### What you are asked to do
Filter the lines below, copying only those with the string "this".

### Listed entries
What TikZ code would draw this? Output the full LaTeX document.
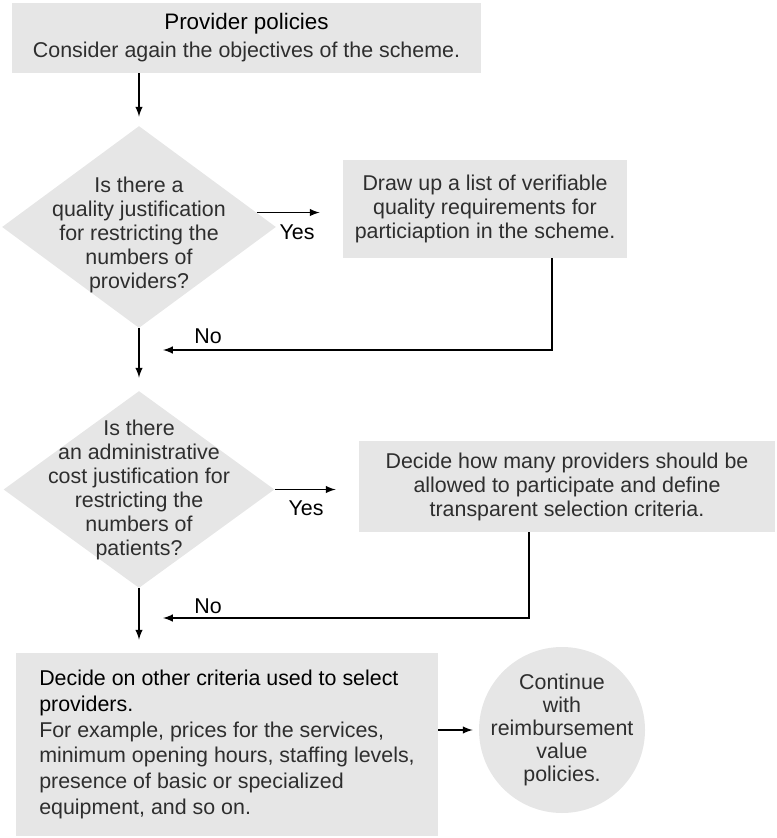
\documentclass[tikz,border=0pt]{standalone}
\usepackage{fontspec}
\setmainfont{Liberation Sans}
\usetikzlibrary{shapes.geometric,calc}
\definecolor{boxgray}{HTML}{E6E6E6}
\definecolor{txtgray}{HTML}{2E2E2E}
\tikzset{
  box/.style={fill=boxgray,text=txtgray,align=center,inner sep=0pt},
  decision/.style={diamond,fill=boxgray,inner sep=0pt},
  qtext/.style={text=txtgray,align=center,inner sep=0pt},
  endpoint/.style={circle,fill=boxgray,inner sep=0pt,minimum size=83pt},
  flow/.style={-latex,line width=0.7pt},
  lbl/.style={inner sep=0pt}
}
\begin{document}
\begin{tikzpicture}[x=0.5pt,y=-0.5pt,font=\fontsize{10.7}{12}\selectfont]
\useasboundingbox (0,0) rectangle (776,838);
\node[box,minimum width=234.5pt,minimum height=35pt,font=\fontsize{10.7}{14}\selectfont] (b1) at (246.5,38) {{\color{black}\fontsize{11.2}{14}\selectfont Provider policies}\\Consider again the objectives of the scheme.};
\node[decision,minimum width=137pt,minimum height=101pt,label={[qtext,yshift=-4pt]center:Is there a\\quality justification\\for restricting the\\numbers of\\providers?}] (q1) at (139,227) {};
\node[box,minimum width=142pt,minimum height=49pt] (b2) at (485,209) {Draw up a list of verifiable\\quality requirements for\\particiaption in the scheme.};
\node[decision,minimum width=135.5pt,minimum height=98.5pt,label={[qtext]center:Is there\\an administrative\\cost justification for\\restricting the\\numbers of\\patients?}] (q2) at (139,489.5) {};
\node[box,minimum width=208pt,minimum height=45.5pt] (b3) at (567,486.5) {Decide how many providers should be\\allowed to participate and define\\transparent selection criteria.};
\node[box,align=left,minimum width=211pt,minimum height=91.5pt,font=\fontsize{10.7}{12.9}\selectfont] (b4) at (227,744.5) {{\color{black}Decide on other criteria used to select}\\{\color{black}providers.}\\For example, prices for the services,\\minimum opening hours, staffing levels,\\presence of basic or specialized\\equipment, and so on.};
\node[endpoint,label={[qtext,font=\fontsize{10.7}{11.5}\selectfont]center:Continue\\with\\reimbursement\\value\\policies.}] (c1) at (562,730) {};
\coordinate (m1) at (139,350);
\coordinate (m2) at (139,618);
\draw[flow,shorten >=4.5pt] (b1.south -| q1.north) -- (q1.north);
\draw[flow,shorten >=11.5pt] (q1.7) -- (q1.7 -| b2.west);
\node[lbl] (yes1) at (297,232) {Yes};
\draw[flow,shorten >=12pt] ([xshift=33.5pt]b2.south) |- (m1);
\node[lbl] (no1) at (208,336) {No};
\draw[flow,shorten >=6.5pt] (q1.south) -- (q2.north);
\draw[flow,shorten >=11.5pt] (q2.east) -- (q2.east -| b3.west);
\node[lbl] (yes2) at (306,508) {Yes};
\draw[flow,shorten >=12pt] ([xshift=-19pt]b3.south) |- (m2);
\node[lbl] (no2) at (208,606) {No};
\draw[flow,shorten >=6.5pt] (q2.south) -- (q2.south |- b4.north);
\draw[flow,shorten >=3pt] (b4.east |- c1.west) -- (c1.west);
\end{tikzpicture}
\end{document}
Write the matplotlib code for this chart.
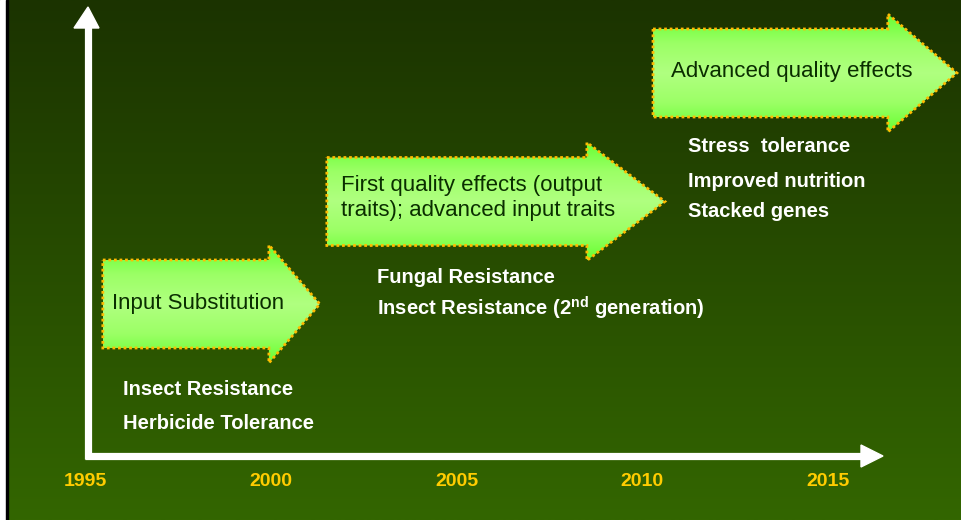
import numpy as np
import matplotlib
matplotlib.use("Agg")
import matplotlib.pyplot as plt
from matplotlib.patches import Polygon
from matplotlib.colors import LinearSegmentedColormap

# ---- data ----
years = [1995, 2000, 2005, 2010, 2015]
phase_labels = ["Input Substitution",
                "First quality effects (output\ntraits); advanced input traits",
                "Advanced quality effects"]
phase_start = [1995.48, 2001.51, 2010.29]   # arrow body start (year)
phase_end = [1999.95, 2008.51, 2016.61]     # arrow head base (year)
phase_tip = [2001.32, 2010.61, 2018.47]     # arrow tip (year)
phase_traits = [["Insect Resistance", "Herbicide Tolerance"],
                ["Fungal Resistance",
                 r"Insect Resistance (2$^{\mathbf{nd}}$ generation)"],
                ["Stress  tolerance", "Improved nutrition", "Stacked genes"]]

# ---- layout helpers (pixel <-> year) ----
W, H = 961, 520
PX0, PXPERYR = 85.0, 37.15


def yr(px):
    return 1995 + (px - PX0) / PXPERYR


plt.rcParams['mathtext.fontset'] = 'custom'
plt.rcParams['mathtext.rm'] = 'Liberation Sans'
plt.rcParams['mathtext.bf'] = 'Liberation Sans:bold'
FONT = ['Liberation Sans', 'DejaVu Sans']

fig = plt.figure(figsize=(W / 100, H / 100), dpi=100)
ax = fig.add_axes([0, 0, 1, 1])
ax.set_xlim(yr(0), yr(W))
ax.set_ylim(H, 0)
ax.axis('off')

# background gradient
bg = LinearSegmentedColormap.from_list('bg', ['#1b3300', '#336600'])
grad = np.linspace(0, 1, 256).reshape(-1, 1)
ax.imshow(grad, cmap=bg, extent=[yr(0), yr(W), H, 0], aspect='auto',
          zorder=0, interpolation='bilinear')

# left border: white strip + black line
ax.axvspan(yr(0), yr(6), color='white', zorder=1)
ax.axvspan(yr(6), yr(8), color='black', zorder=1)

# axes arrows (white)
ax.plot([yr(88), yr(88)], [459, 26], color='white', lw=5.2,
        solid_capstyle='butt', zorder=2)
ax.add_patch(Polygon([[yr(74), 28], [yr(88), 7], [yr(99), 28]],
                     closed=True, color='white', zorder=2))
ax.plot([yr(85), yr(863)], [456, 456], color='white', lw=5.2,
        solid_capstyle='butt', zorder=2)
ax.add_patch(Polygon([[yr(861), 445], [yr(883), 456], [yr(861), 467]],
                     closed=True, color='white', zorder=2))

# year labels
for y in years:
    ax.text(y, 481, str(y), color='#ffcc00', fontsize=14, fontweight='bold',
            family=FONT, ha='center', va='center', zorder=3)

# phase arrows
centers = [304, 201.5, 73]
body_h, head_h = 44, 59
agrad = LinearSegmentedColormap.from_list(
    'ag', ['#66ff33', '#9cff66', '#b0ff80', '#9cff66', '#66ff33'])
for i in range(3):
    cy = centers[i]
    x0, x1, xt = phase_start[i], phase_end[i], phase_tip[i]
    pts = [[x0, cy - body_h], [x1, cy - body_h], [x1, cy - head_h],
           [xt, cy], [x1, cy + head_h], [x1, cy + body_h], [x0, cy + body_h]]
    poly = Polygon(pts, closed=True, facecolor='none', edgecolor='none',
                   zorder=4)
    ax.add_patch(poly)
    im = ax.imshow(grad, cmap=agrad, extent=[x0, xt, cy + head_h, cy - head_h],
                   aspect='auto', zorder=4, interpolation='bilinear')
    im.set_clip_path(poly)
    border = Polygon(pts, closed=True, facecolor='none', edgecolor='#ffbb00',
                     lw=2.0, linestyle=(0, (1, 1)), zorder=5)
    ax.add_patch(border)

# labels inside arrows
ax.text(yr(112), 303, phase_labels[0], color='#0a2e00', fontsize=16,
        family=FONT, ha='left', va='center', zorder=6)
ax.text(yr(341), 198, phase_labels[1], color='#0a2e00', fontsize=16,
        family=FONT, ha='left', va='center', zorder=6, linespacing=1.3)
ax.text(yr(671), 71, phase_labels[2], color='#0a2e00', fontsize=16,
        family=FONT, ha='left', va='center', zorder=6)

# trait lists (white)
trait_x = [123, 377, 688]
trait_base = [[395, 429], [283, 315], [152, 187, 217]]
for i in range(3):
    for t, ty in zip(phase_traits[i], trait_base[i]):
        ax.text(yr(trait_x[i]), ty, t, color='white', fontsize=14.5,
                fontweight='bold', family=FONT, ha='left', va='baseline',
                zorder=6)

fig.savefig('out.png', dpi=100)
==
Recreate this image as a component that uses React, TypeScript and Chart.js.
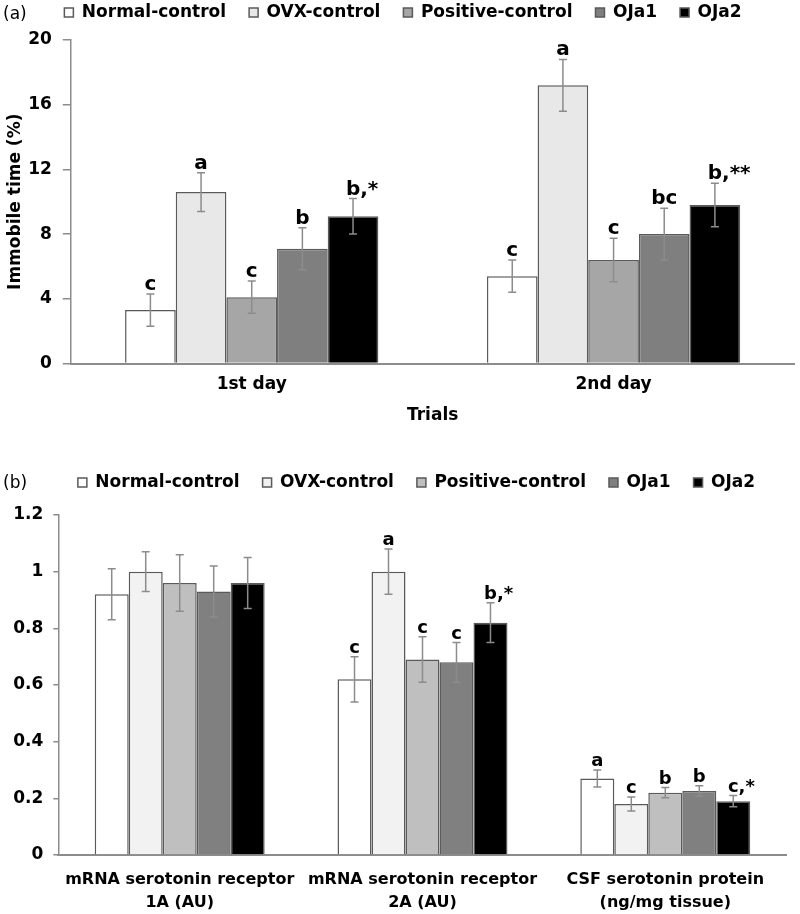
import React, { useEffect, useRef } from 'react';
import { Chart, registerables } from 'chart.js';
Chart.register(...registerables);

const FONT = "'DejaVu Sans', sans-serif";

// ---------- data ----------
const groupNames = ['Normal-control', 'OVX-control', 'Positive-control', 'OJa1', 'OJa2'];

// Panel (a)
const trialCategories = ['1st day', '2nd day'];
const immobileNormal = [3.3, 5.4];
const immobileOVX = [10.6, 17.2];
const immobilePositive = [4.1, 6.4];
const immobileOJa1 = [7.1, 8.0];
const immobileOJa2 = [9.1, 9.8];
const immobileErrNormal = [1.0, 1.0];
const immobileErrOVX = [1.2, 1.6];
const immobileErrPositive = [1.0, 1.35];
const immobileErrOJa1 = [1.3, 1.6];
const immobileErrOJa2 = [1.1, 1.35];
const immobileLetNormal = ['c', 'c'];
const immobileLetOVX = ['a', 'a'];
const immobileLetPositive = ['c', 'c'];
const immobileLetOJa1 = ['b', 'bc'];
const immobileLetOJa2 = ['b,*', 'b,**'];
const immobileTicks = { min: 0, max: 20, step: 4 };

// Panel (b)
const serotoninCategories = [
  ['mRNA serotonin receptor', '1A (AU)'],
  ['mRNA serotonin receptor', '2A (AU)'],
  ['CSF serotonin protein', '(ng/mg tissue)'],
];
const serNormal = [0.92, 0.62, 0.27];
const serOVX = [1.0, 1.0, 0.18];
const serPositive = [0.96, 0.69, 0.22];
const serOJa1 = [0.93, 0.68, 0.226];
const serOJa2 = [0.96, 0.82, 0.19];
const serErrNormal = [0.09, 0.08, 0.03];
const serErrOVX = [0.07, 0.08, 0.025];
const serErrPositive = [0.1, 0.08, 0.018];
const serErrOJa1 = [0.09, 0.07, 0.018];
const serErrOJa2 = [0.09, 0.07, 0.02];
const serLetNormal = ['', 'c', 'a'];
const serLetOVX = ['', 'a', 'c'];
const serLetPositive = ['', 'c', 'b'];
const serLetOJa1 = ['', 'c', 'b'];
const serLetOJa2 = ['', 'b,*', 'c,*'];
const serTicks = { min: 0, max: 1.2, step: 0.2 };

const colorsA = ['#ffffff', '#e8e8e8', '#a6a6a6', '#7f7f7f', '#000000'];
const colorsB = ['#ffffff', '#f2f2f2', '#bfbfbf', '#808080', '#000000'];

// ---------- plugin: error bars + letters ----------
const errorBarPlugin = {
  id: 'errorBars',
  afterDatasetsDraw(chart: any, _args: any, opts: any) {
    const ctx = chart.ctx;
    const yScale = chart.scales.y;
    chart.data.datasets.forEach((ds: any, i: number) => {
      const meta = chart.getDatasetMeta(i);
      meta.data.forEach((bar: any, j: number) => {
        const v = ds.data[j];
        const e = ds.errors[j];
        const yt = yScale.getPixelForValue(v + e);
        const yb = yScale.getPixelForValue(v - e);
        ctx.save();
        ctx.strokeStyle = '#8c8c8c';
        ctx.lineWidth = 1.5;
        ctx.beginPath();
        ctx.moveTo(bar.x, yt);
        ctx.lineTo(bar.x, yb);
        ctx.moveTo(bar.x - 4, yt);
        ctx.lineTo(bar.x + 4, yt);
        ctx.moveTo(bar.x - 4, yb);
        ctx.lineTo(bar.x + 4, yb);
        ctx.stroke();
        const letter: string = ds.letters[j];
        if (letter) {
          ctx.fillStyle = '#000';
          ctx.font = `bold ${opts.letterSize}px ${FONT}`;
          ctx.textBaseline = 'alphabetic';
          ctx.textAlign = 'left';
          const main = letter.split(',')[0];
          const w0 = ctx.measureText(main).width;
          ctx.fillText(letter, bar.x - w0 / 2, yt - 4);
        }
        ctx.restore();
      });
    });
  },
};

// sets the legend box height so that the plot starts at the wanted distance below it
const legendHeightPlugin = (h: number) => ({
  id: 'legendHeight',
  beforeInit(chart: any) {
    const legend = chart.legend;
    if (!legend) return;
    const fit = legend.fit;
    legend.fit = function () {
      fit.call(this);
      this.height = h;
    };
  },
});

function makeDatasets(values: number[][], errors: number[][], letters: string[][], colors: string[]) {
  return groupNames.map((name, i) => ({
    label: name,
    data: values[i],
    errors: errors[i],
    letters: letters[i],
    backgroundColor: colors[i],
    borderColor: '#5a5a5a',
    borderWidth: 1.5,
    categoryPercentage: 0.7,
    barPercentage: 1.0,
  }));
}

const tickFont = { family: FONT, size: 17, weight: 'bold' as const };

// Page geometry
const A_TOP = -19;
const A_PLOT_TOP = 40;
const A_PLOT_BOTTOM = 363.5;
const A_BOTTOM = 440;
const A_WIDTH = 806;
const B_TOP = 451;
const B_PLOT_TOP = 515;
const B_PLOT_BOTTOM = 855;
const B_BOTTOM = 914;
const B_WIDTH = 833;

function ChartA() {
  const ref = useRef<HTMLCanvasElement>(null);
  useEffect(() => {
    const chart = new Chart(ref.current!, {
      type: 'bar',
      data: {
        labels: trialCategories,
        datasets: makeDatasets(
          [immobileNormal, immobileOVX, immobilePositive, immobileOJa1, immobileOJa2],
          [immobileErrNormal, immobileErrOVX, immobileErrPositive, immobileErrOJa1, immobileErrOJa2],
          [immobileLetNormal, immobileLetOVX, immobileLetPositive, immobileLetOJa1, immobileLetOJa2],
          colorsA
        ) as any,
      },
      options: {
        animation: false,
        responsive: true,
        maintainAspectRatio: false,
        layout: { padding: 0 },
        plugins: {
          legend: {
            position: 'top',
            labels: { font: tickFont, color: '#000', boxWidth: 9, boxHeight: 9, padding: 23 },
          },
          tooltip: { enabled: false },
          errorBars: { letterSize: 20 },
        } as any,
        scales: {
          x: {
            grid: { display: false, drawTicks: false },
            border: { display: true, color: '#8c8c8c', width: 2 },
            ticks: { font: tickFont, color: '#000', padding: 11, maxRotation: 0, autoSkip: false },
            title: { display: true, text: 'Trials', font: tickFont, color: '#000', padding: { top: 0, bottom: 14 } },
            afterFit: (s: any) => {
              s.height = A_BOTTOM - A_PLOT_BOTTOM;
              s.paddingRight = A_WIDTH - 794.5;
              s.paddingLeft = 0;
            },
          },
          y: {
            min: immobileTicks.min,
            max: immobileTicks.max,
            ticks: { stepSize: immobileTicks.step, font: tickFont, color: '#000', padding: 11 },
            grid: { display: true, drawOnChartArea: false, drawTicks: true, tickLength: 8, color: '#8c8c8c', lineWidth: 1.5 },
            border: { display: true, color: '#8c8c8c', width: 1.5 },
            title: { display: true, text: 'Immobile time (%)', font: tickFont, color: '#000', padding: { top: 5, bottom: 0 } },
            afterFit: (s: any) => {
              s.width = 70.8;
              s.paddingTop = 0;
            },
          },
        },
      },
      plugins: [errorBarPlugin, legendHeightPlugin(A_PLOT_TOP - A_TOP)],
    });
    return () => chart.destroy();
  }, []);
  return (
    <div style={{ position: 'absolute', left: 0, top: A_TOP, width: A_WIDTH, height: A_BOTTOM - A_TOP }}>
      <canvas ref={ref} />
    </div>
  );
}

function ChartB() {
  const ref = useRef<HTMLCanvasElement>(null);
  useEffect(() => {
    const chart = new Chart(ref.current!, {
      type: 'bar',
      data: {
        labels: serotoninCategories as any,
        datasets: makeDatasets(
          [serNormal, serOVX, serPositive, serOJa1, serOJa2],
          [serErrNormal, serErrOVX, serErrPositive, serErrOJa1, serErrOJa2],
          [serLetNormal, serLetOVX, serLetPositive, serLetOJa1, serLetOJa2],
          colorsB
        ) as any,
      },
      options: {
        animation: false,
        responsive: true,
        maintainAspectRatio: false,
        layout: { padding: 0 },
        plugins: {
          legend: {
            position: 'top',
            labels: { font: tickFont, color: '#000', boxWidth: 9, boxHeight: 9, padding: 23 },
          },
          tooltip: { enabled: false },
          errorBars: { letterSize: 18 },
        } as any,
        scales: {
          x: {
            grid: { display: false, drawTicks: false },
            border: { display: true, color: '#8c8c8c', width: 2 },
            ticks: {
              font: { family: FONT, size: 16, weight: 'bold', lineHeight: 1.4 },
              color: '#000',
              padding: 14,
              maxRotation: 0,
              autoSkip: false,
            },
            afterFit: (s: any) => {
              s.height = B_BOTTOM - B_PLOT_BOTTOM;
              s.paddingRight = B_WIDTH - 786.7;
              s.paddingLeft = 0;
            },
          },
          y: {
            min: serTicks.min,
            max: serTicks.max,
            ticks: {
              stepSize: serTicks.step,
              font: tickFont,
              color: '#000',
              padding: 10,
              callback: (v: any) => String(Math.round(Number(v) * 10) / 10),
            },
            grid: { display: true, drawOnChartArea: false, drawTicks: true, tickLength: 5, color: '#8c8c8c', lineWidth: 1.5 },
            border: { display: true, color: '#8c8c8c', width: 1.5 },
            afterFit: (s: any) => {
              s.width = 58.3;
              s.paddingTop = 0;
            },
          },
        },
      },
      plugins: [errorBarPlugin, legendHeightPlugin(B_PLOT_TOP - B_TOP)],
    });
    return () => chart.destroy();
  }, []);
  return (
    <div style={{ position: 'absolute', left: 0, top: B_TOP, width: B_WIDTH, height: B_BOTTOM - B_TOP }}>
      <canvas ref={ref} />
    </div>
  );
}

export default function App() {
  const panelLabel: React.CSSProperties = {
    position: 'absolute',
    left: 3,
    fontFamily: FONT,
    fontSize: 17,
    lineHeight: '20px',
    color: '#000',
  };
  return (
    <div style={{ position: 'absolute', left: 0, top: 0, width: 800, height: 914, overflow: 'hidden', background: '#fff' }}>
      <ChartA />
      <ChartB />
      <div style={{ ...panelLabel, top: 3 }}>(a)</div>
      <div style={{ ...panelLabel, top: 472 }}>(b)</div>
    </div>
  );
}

### Reply to the task
What TikZ code would draw this? Output the full LaTeX document.
Write the matplotlib code for this chart.
Recreate this image as a component that uses React, TypeScript and Chart.js.
      fit.call(this);
      this.height = h;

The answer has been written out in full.